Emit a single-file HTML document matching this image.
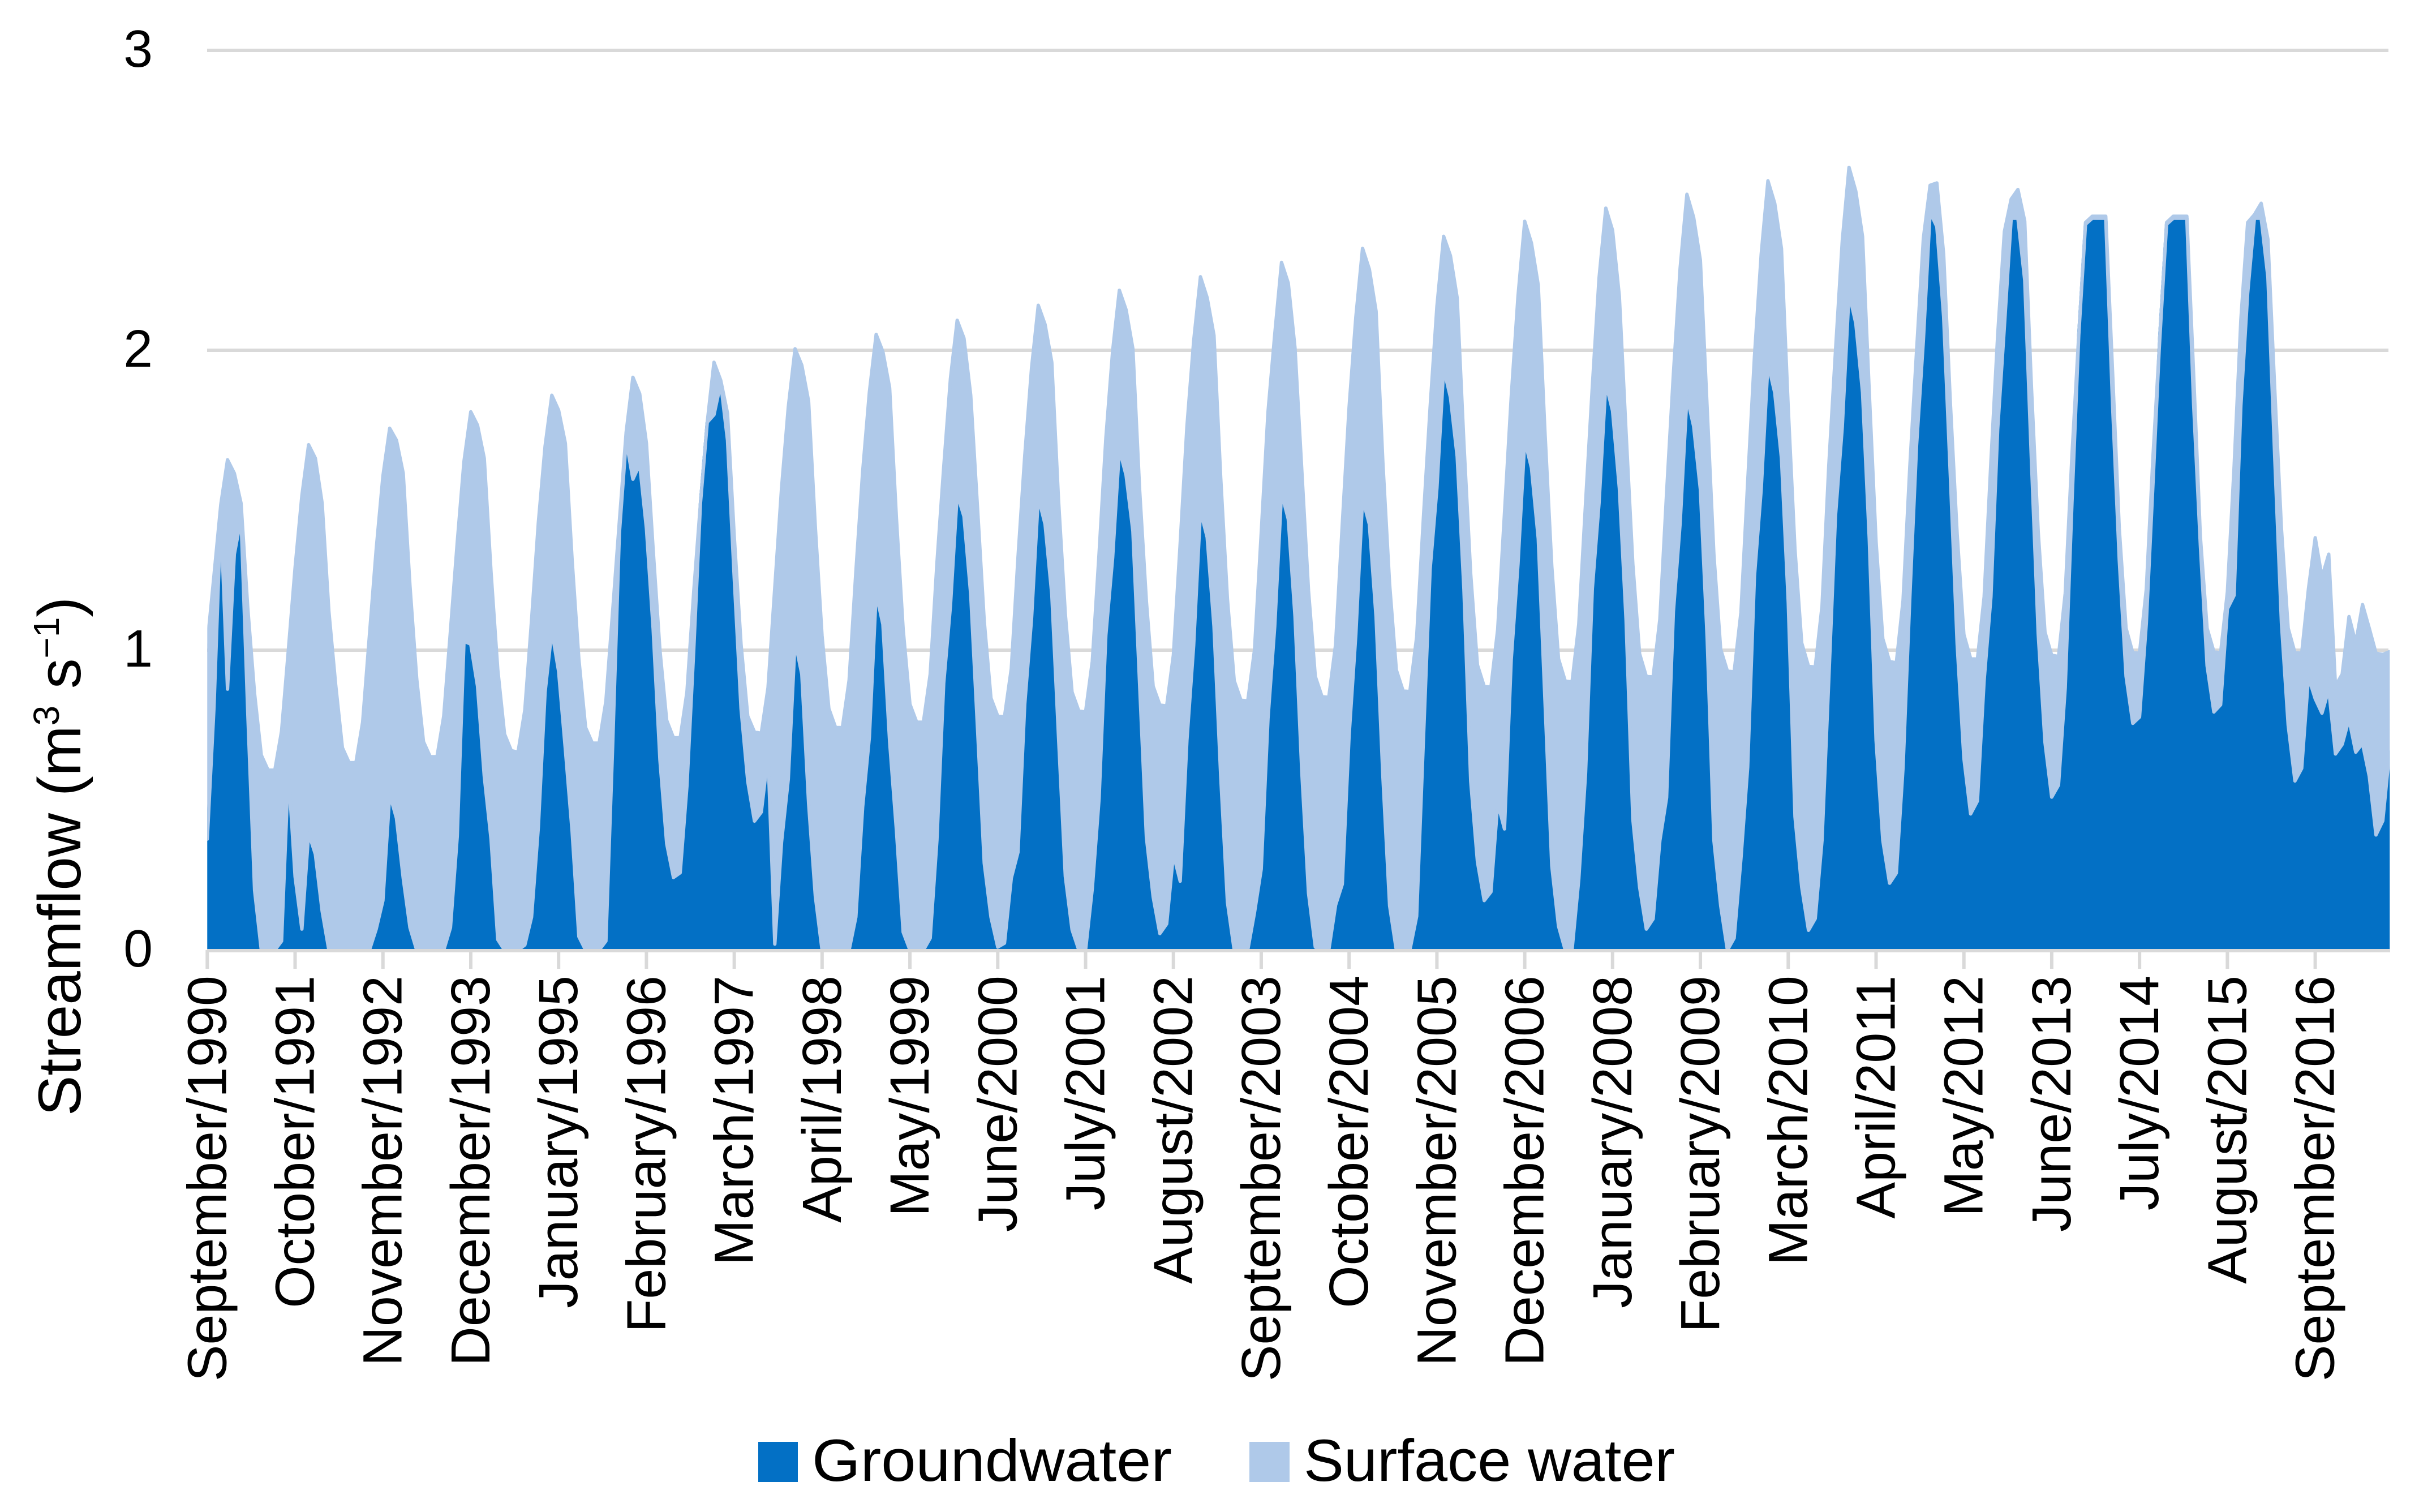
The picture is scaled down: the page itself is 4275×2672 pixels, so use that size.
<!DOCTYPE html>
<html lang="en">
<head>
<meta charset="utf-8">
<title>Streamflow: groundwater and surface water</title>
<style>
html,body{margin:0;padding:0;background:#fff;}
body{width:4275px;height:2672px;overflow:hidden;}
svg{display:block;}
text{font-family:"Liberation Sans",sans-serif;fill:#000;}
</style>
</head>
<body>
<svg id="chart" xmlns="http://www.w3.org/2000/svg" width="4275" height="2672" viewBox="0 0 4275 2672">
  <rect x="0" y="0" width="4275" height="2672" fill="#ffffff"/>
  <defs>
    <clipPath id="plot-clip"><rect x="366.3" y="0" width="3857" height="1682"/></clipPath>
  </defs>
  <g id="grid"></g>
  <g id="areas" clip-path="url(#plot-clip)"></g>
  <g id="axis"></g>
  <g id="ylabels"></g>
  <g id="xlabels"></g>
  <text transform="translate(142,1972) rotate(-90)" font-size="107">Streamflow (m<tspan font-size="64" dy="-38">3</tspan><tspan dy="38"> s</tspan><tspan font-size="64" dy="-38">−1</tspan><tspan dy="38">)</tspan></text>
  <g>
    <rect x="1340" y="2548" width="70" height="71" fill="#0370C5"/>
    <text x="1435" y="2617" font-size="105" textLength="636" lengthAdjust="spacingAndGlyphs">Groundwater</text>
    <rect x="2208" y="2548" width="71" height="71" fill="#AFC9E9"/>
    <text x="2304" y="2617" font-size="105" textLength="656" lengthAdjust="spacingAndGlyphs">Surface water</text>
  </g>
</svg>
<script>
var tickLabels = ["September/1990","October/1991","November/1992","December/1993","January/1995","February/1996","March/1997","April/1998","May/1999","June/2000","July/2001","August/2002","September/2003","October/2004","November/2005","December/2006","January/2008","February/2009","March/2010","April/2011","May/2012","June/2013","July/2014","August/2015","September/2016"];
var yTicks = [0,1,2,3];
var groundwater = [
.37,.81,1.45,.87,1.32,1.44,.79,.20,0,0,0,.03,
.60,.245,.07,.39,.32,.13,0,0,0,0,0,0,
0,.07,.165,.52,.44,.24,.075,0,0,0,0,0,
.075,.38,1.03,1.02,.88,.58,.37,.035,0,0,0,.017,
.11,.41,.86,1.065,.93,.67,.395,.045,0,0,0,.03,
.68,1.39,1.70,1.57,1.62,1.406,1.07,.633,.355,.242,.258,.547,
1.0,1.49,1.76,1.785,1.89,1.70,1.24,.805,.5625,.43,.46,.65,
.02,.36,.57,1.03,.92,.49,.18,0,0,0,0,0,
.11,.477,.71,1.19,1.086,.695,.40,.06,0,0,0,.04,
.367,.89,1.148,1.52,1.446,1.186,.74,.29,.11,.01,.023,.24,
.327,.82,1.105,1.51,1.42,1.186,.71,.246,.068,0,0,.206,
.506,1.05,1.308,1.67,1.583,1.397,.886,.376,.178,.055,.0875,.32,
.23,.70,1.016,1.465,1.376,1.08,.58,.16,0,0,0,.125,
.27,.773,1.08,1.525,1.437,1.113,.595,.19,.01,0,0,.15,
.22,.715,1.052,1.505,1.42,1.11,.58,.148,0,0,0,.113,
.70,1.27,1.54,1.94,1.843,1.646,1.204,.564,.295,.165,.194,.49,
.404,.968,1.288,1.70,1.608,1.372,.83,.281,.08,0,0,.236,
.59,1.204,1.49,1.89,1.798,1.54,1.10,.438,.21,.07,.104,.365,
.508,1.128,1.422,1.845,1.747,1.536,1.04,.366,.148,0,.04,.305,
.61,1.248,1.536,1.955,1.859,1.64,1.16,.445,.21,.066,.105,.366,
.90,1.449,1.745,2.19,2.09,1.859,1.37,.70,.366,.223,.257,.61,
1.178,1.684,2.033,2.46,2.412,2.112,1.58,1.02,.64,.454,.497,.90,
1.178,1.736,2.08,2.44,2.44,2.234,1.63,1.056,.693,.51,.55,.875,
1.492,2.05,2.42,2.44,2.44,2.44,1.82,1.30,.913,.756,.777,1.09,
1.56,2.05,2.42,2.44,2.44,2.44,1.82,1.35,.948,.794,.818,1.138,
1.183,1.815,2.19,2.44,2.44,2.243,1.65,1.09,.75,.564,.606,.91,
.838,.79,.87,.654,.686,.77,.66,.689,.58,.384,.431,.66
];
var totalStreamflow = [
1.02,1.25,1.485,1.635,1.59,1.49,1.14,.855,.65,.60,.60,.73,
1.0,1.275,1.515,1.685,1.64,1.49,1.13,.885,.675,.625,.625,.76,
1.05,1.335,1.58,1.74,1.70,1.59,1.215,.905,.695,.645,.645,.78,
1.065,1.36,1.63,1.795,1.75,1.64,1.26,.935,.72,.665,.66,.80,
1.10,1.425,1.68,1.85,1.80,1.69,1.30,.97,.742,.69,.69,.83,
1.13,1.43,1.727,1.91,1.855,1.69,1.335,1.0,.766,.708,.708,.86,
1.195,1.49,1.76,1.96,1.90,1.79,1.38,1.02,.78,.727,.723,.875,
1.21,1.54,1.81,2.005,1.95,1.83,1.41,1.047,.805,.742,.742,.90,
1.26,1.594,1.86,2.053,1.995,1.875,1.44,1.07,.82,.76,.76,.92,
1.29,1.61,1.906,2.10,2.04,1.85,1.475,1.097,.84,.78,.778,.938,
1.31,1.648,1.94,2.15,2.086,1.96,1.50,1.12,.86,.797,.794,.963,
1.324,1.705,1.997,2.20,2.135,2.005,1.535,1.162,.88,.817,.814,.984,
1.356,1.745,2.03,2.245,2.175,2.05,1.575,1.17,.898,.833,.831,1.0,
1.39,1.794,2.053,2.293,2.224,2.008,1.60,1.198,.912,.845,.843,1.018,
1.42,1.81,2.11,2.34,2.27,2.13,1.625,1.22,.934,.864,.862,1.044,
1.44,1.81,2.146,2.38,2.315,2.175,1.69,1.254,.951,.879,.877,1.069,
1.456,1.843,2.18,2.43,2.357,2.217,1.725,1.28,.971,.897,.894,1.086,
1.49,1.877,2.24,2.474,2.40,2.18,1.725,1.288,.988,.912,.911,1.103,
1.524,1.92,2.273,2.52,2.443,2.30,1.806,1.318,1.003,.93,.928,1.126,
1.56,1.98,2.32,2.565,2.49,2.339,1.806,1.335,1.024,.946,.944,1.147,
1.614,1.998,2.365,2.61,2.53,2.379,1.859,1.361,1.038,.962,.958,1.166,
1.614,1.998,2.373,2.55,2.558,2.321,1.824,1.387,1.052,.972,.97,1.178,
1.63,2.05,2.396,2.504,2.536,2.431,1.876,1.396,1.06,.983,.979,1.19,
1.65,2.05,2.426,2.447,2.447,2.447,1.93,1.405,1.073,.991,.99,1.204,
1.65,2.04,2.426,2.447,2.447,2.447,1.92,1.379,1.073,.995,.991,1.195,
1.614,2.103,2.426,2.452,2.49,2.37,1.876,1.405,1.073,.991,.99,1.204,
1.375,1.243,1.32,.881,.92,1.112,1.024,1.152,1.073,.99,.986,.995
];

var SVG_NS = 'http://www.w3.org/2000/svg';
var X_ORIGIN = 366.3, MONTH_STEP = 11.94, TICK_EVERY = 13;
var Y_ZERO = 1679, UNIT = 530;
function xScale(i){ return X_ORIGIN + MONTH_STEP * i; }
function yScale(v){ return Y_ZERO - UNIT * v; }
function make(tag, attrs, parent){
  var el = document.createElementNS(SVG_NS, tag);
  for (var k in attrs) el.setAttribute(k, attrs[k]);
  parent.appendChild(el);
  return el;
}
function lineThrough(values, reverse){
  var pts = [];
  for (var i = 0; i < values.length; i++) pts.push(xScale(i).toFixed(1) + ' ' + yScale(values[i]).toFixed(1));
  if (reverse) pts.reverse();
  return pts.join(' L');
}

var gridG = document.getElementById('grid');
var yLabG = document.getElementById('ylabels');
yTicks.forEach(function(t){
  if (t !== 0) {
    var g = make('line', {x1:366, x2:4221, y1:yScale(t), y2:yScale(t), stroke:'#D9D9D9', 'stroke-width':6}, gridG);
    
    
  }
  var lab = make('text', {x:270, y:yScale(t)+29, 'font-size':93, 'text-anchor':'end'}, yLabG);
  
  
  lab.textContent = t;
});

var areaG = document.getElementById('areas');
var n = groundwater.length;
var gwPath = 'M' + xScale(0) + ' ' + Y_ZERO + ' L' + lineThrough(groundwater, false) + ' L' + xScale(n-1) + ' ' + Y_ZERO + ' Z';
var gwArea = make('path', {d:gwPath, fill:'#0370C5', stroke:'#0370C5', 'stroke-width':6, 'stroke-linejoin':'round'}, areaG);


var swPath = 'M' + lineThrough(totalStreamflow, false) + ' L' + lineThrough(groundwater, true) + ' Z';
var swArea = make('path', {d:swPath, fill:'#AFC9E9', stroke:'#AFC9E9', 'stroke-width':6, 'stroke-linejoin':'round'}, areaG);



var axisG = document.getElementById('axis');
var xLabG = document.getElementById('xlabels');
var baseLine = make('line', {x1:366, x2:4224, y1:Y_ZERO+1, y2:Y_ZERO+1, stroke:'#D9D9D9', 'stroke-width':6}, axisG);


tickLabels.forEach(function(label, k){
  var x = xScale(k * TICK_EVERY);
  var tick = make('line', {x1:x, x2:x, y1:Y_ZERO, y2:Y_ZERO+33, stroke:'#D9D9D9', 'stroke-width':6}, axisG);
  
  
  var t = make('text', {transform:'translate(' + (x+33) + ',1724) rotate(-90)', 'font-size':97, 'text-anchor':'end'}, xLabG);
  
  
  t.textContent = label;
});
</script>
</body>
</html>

════════════════════

Requirement: List the lines that contain the word "size".

Exercise response:
The picture is scaled down: the page itself is 4275×2672 pixels, so use that size.
  <text transform="translate(142,1972) rotate(-90)" font-size="107">Streamflow (m<tspan font-size="64" dy="-38">3</tspan><tspan dy="38"> s</tspan><tspan font-size="64" dy="-38">−1</tspan><tspan dy="38">)</tspan></text>
    <text x="1435" y="2617" font-size="105" textLength="636" lengthAdjust="spacingAndGlyphs">Groundwater</text>
    <text x="2304" y="2617" font-size="105" textLength="656" lengthAdjust="spacingAndGlyphs">Surface water</text>
  var lab = make('text', {x:270, y:yScale(t)+29, 'font-size':93, 'text-anchor':'end'}, yLabG);
  var t = make('text', {transform:'translate(' + (x+33) + ',1724) rotate(-90)', 'font-size':97, 'text-anchor':'end'}, xLabG);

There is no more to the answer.